The day before an alt-right demonstration in downtown Seattle, a group of counter-protesters is mobilizing to confront it.
The "March Against Sharia" will take place Saturday at City Hall Plaza on 4th Avenue.
An opposing demonstration, called "Seattle Stands with our Muslim Neighbors," will start in Occidental Square.
Three pastors, who are taking part in the counter-protest, went door to door Friday near city hall, asking storefronts to put up signs that say "WE STAND WITH OUR MUSLIM NEIGHBORS."
With some scotch tape and a slip of paper, they laid the groundwork for a counter-protest against fear and hate.
"The opportunity to say they stand with the Muslim community and they stand with their Muslim neighbors," said Rev. Mike Denton with the United Church of Christ.
They are protesting against "March Against Sharia," which opposes fundamentalist Islamic law. An organization called Act For America organized similar marches in dozens of cities across the country.
"This definitely isn't hate speech. The motivation for this is love," Anthony Parish of Kent told KING 5. "There are people all around the world being suppressed. The Koran says a man can have up to four wives. The Koran also says in chapter four verse 34 of the Koran that if a man finds ill conduct in his wife he can beat her."

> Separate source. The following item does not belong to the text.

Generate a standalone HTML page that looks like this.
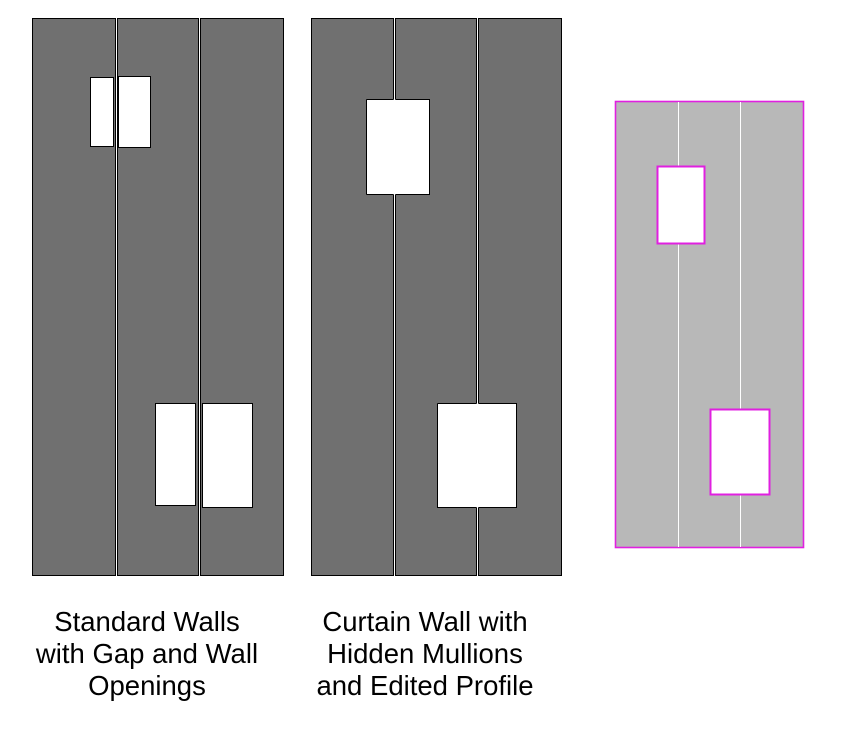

But for many, like Wendy Elisheva Somerson of Seattle, who is Jewish, the anti-Muslim sentiment of the march is too familiar to another time in history.
"It is both appalling and scary and frightening to think we're going back to 1930's Germany with fascism and hatred," she said.
Seattle Police plans on navigating the two opposing groups the same way they did May Day in Westlake Park.
With some of the same alt-right demonstrators showing up this Saturday.
"Not everyone is going to agree with this message," said Sgt. Sean Whitcomb. "This is not the department's message, but it's a guaranteed right. And we're going to make sure people are safe from any kind of violence."
Jews and Christians say they're prepared to stand up for a religion that is not their own, but for rights they believe in. They call it an "ally event," showing the world that Muslims aren't alone.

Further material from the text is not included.